**EXERCISE DETAILS**
Reproduce the listing that follows with no differences at all.

════════════════════

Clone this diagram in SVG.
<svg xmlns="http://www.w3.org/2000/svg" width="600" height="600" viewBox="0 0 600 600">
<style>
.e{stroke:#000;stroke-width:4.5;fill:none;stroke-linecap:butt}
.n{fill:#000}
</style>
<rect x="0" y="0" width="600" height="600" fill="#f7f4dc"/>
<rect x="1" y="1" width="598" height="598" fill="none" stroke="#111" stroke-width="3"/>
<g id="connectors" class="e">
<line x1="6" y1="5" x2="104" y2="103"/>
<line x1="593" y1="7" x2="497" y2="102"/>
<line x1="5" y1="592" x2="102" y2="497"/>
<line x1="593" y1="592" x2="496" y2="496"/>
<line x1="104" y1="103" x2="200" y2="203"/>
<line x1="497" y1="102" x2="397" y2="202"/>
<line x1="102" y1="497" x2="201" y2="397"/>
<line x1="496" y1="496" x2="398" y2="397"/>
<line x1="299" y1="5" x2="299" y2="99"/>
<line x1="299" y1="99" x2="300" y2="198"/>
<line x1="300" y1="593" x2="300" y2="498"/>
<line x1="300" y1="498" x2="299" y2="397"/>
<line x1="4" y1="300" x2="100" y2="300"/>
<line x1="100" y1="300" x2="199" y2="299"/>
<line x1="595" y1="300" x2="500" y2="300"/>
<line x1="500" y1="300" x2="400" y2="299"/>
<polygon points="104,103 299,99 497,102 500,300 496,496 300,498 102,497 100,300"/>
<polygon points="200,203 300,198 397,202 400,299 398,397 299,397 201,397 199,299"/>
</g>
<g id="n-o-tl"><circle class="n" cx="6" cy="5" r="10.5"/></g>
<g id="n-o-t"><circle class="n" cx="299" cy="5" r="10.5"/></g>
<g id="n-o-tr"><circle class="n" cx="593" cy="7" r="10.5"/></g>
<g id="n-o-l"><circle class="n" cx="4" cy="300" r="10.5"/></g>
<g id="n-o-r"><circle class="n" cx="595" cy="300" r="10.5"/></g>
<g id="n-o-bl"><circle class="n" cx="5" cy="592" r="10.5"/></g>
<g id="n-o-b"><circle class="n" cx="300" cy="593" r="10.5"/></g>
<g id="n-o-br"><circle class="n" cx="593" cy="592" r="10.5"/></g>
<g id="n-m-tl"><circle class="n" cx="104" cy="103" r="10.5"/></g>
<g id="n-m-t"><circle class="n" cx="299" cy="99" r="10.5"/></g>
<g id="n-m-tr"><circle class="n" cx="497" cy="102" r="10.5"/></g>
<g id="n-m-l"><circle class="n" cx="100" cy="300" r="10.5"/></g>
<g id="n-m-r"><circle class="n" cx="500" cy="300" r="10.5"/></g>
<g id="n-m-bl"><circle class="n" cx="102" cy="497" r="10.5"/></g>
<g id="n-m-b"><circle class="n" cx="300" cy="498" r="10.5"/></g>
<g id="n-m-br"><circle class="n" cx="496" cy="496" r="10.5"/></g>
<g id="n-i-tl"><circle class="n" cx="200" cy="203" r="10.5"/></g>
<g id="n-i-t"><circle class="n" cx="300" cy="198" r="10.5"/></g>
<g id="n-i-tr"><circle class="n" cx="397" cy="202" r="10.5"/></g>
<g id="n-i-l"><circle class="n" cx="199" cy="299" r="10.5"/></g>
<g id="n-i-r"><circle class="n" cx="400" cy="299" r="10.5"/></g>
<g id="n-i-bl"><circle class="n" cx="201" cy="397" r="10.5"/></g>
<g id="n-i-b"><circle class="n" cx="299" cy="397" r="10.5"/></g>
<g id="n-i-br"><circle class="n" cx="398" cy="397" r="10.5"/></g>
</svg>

════════════════════

**WORKED ANSWER**
Clone this diagram in SVG.
<svg xmlns="http://www.w3.org/2000/svg" width="600" height="600" viewBox="0 0 600 600">
<style>
.e{stroke:#000;stroke-width:4.5;fill:none;stroke-linecap:butt}
.n{fill:#000}
</style>
<rect x="0" y="0" width="600" height="600" fill="#f7f4dc"/>
<rect x="1" y="1" width="598" height="598" fill="none" stroke="#111" stroke-width="3"/>
<g id="connectors" class="e">
<line x1="6" y1="5" x2="104" y2="103"/>
<line x1="593" y1="7" x2="497" y2="102"/>
<line x1="5" y1="592" x2="102" y2="497"/>
<line x1="593" y1="592" x2="496" y2="496"/>
<line x1="104" y1="103" x2="200" y2="203"/>
<line x1="497" y1="102" x2="397" y2="202"/>
<line x1="102" y1="497" x2="201" y2="397"/>
<line x1="496" y1="496" x2="398" y2="397"/>
<line x1="299" y1="5" x2="299" y2="99"/>
<line x1="299" y1="99" x2="300" y2="198"/>
<line x1="300" y1="593" x2="300" y2="498"/>
<line x1="300" y1="498" x2="299" y2="397"/>
<line x1="4" y1="300" x2="100" y2="300"/>
<line x1="100" y1="300" x2="199" y2="299"/>
<line x1="595" y1="300" x2="500" y2="300"/>
<line x1="500" y1="300" x2="400" y2="299"/>
<polygon points="104,103 299,99 497,102 500,300 496,496 300,498 102,497 100,300"/>
<polygon points="200,203 300,198 397,202 400,299 398,397 299,397 201,397 199,299"/>
</g>
<g id="n-o-tl"><circle class="n" cx="6" cy="5" r="10.5"/></g>
<g id="n-o-t"><circle class="n" cx="299" cy="5" r="10.5"/></g>
<g id="n-o-tr"><circle class="n" cx="593" cy="7" r="10.5"/></g>
<g id="n-o-l"><circle class="n" cx="4" cy="300" r="10.5"/></g>
<g id="n-o-r"><circle class="n" cx="595" cy="300" r="10.5"/></g>
<g id="n-o-bl"><circle class="n" cx="5" cy="592" r="10.5"/></g>
<g id="n-o-b"><circle class="n" cx="300" cy="593" r="10.5"/></g>
<g id="n-o-br"><circle class="n" cx="593" cy="592" r="10.5"/></g>
<g id="n-m-tl"><circle class="n" cx="104" cy="103" r="10.5"/></g>
<g id="n-m-t"><circle class="n" cx="299" cy="99" r="10.5"/></g>
<g id="n-m-tr"><circle class="n" cx="497" cy="102" r="10.5"/></g>
<g id="n-m-l"><circle class="n" cx="100" cy="300" r="10.5"/></g>
<g id="n-m-r"><circle class="n" cx="500" cy="300" r="10.5"/></g>
<g id="n-m-bl"><circle class="n" cx="102" cy="497" r="10.5"/></g>
<g id="n-m-b"><circle class="n" cx="300" cy="498" r="10.5"/></g>
<g id="n-m-br"><circle class="n" cx="496" cy="496" r="10.5"/></g>
<g id="n-i-tl"><circle class="n" cx="200" cy="203" r="10.5"/></g>
<g id="n-i-t"><circle class="n" cx="300" cy="198" r="10.5"/></g>
<g id="n-i-tr"><circle class="n" cx="397" cy="202" r="10.5"/></g>
<g id="n-i-l"><circle class="n" cx="199" cy="299" r="10.5"/></g>
<g id="n-i-r"><circle class="n" cx="400" cy="299" r="10.5"/></g>
<g id="n-i-bl"><circle class="n" cx="201" cy="397" r="10.5"/></g>
<g id="n-i-b"><circle class="n" cx="299" cy="397" r="10.5"/></g>
<g id="n-i-br"><circle class="n" cx="398" cy="397" r="10.5"/></g>
</svg>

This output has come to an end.